Wednesday, March 14, 2018

BIRDS IN AGRICULTURAL LANDSCAPES




Three tanks of  gas is my self-imposed limit- that point at which my shoulders and mind are tired enough to make continuing on less safe for something as strenuous as chain-sawing.  On this day, however, the third tank and four more hours of labor had gotten me to where I needed to be- at the completion of beating back decades of landscape neglect.  A profusion of multiflora rose, autumn olive, privet, burning bush, Japanese barberry, bittersweet, amelopsis and other non-native invasives had overrun the borders of the ten-acre Connecticut farm now operated by Bird Conservation Research, Inc. as a field station.

To be sure, such border creep into agricultural land is largely the consequence of seed planting by native birds that disperse the fruits and seeds of exotic plants.  However, such creep is not compatible with the goals of production agriculture, and our mission for the past four years has been to maximize wildlife values of landscapes within the constraints of an effectively run agricultural operation.  Such borders, although wildlife-planted, are far from having the optimal vegetation composition for these locations.

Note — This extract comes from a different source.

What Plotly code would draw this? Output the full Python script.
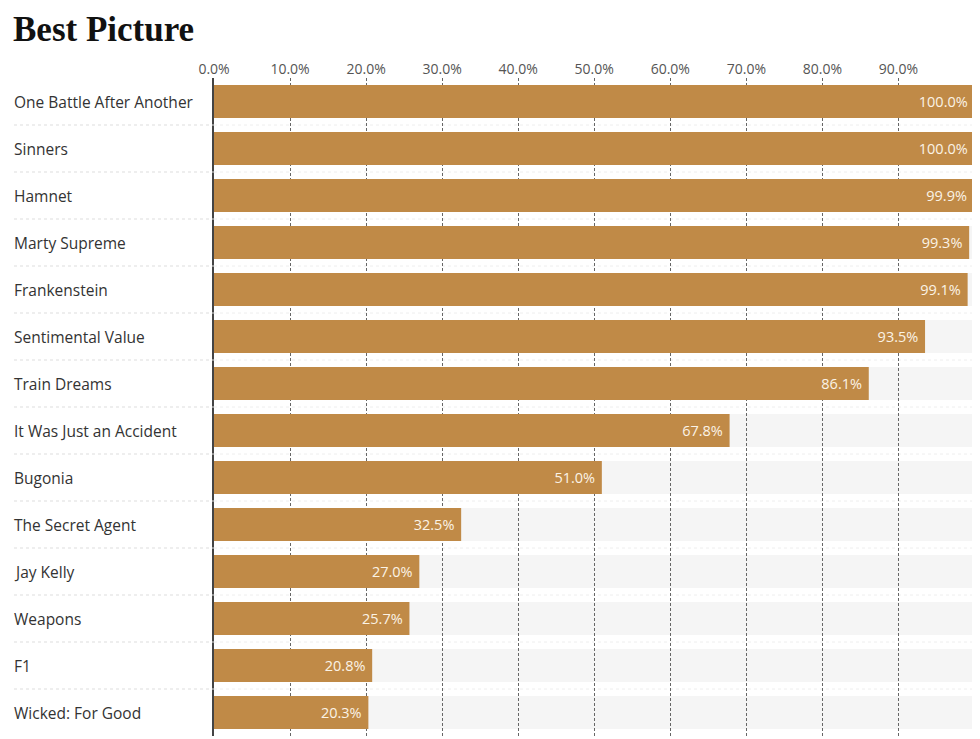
import plotly.graph_objects as go

title = "Best Picture"
films = [
    "One Battle After Another", "Sinners", "Hamnet", "Marty Supreme",
    "Frankenstein", "Sentimental Value", "Train Dreams",
    "It Was Just an Accident", "Bugonia", "The Secret Agent",
    "Jay Kelly", "Weapons", "F1", "Wicked: For Good",
]
chances = [100.0, 100.0, 99.9, 99.3, 99.1, 93.5, 86.1, 67.8, 51.0, 32.5,
           27.0, 25.7, 20.8, 20.3]
track_max = 100.0
tick_vals = [0, 10, 20, 30, 40, 50, 60, 70, 80, 90, 100]
tick_text = ["0.0%", "10.0%", "20.0%", "30.0%", "40.0%", "50.0%", "60.0%",
             "70.0%", "80.0%", "90.0%", ""]

BAR = "#c08a47"
TRACK = "#f5f5f5"
FONT = "Open Sans"
BAR_FRAC = 0.70

# page body has an 8px margin, so the figure is sized to end at the window edge
W, H = 972, 731
ML, MR, MT, MB = 206, 4, 70, 3
plot_w = W - ML - MR
plot_h = H - MT - MB

fig = go.Figure()
fig.add_trace(go.Bar(
    y=films, x=chances, orientation="h",
    marker=dict(color=BAR, line=dict(width=0)),
    text=[f"{v:.1f}%&nbsp;" for v in chances],
    textposition="inside", insidetextanchor="end",
    textfont=dict(family=FONT, size=14.5, color="#fbf3e6"),
    constraintext="none", hoverinfo="skip",
))

shapes = []
n = len(films)
for i in range(n):
    shapes.append(dict(type="rect", xref="x", yref="y", layer="below",
                       x0=0, x1=track_max, y0=i - BAR_FRAC / 2, y1=i + BAR_FRAC / 2,
                       fillcolor=TRACK, line=dict(width=0)))
for i in range(n - 1):
    shapes.append(dict(type="line", xref="paper", yref="y", layer="above",
                       x0=(6 - ML) / plot_w, x1=0, y0=i + 0.5, y1=i + 0.5,
                       line=dict(color="#dddddd", width=1, dash="dot")))
    shapes.append(dict(type="line", xref="x", yref="y", layer="below",
                       x0=0, x1=track_max, y0=i + 0.5, y1=i + 0.5,
                       line=dict(color="#eeeeee", width=1, dash="dot")))

annotations = [dict(text=f, xref="paper", yref="y", x=(4 - ML) / plot_w, y=f,
                    xanchor="left", yanchor="middle", showarrow=False,
                    font=dict(family=FONT, size=15.5, color="#333333"))
               for f in films]
annotations.append(dict(text=f"<b>{title}</b>", xref="paper", yref="paper",
                        x=(3 - ML) / plot_w, y=1 + (MT - 43) / plot_h,
                        xanchor="left", yanchor="bottom", showarrow=False,
                        font=dict(family="Liberation Serif", size=35, color="#111111")))

fig.update_layout(
    width=W, height=H,
    margin=dict(l=ML, r=MR, t=MT, b=MB),
    paper_bgcolor="white", plot_bgcolor="white",
    showlegend=False, bargap=1 - BAR_FRAC,
    shapes=shapes, annotations=annotations,
    xaxis=dict(side="top", range=[0, 100.2], tickvals=tick_vals, ticktext=tick_text,
               showgrid=True, gridcolor="#666666", gridwidth=1, griddash="3px,2px",
               zeroline=False, showline=False, ticks="",
               tickfont=dict(family=FONT, size=14, color="#555555")),
    yaxis=dict(autorange=False, range=[n - 0.5, -0.5], showticklabels=False,
               showgrid=False, zeroline=False, showline=True,
               linecolor="#444444", linewidth=2, ticks=""),
)

fig.write_html("out.html")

Now that these borders are cut back (although the gargantuan task of turning the resulting slash into wildlife brush piles remains ahead), we are examining available options for replanting the borders with superior vegetation.  The borders will shrink from their present 30-75 foot-wide swaths to a more modest but agriculturally practical 15 foot edge that is punctuated by mature trees.  The understory is to be converted from invasive exotics to high wildlife value natives, like our various species of evergreens, hollies, viburnums, dogwoods, shadbushes, cherries, roses and aronias, as well as to non-invasive cultivated plants that are also favored by wildlife.

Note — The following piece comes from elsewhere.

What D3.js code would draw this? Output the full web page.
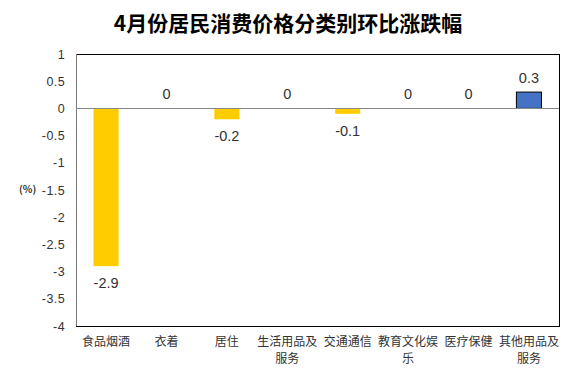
<!DOCTYPE html>
<html><head><meta charset="utf-8">
<script src="https://cdn.jsdelivr.net/npm/d3@7"></script>
<style>body{margin:0;background:#fff}svg{display:block}</style>
</head><body>
<svg id="c" width="574" height="374"></svg>
<script>
const categories = ["食品烟酒","衣着","居住","生活用品及服务","交通通信","教育文化娱乐","医疗保健","其他用品及服务"];
const values = [-2.9, 0, -0.2, 0, -0.1, 0, 0, 0.3];
const yTicks = [1, 0.5, 0, -0.5, -1, -1.5, -2, -2.5, -3, -3.5, -4];
const title = "4月份居民消费价格分类别环比涨跌幅";
const unitLabel = "(%)";

(function () {
const svg = d3.select("#c");
const pL = 76, pR = 559, pT = 54, pB = 326;
const x = d3.scaleBand().domain(categories).range([pL, pR]).paddingInner(0.585).paddingOuter(0.29);
const y = d3.scaleLinear().domain([-4, 1]).range([pB, pT]);
const font = "'Liberation Sans', Arial, 'Noto Sans CJK SC', sans-serif";

svg.append("text").attr("x", 288).attr("y", 31).attr("text-anchor", "middle")
  .attr("font-family", "'Noto Sans CJK SC', sans-serif").attr("font-weight", "bold")
  .attr("font-size", 21).attr("fill", "#000").text(title);

// frame
svg.append("rect").attr("x", pL).attr("y", pT).attr("width", pR - pL).attr("height", pB - pT)
  .attr("fill", "none").attr("stroke", "#000").attr("stroke-width", 1).attr("shape-rendering", "crispEdges");
svg.append("line").attr("x1", pL).attr("x2", pL).attr("y1", pT).attr("y2", pB)
  .attr("stroke", "#777").attr("shape-rendering", "crispEdges");

// y axis
const yAxis = d3.axisLeft(y).tickValues(yTicks).tickSize(0).tickPadding(11).tickFormat(d => d3.format("")(d).replace("−", "-"));
const ga = svg.append("g").attr("transform", `translate(${pL},0)`).call(yAxis);
ga.select(".domain").remove();
ga.selectAll("text").attr("font-family", font).attr("font-size", 12.5).attr("fill", "#333").attr("letter-spacing", 0.4);

svg.append("text").attr("x", 19).attr("y", 193).attr("font-family", "'Noto Sans CJK SC', sans-serif")
  .attr("font-size", 10).attr("font-weight", "bold").attr("fill", "#333").text(unitLabel);

// bars
svg.selectAll("rect.bar").data(values).enter().append("rect").attr("class", "bar")
  .attr("x", (d, i) => x(categories[i]))
  .attr("width", x.bandwidth())
  .attr("y", d => y(Math.max(0, d)))
  .attr("height", d => Math.abs(y(d) - y(0)))
  .attr("fill", d => d > 0 ? "#4472C4" : "#FFCC00")
  .attr("stroke", d => d > 0 ? "#000" : "none").attr("stroke-width", 1);

// zero line
svg.append("line").attr("x1", pL).attr("x2", pR).attr("y1", y(0)).attr("y2", y(0))
  .attr("stroke", "#888").attr("stroke-width", 1).attr("shape-rendering", "crispEdges");

// value labels
svg.selectAll("text.val").data(values).enter().append("text").attr("class", "val")
  .attr("x", (d, i) => x(categories[i]) + x.bandwidth() / 2)
  .attr("y", d => d < 0 ? y(d) + 22 : y(d) - 9)
  .attr("text-anchor", "middle").attr("font-family", font).attr("font-size", 14.5).attr("fill", "#333")
  .text(d => d3.format("")(d).replace("−", "-"));

// category labels
const cat = svg.selectAll("text.cat").data(categories).enter().append("text").attr("class", "cat")
  .attr("text-anchor", "middle").attr("font-family", "'Noto Sans CJK SC', sans-serif")
  .attr("font-size", 12).attr("fill", "#333");
cat.each(function(d) {
  const cx = x(d) + x.bandwidth() / 2;
  const lines = [];
  for (let i = 0; i < d.length; i += 5) lines.push(d.slice(i, i + 5));
  d3.select(this).selectAll("tspan").data(lines).enter().append("tspan")
    .attr("x", cx).attr("y", (l, j) => 346 + j * 17).text(l => l);
});
})();
</script>
</body></html>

It is important to recognize that wildlife values are not confined to those species that breed on the property, but also include those conferred by species that pass through the area- notably migratory birds.  Hence, plantings must have value at all seasons.  Species that flower early and late, species that have persistent overwintering fruit and species that offer substantial cover, roost sites and nest sites are the types of plants to be selected.

At present, the field station is home to species that successfully use agricultural landscapes like the American Woodcock (we are presently working on banding our local population).  It also serves as a migratory stopover (and possibly incipient nesting population) to such typically Midwestern species as the Vesper Sparrow (territorial males in early spring), Savannah Sparrow and Clay-colored Sparrow (present spring and fall).

American Woodcocks nest and hatch young well before the haying season and often build nests in the edge adjacent to hayfields.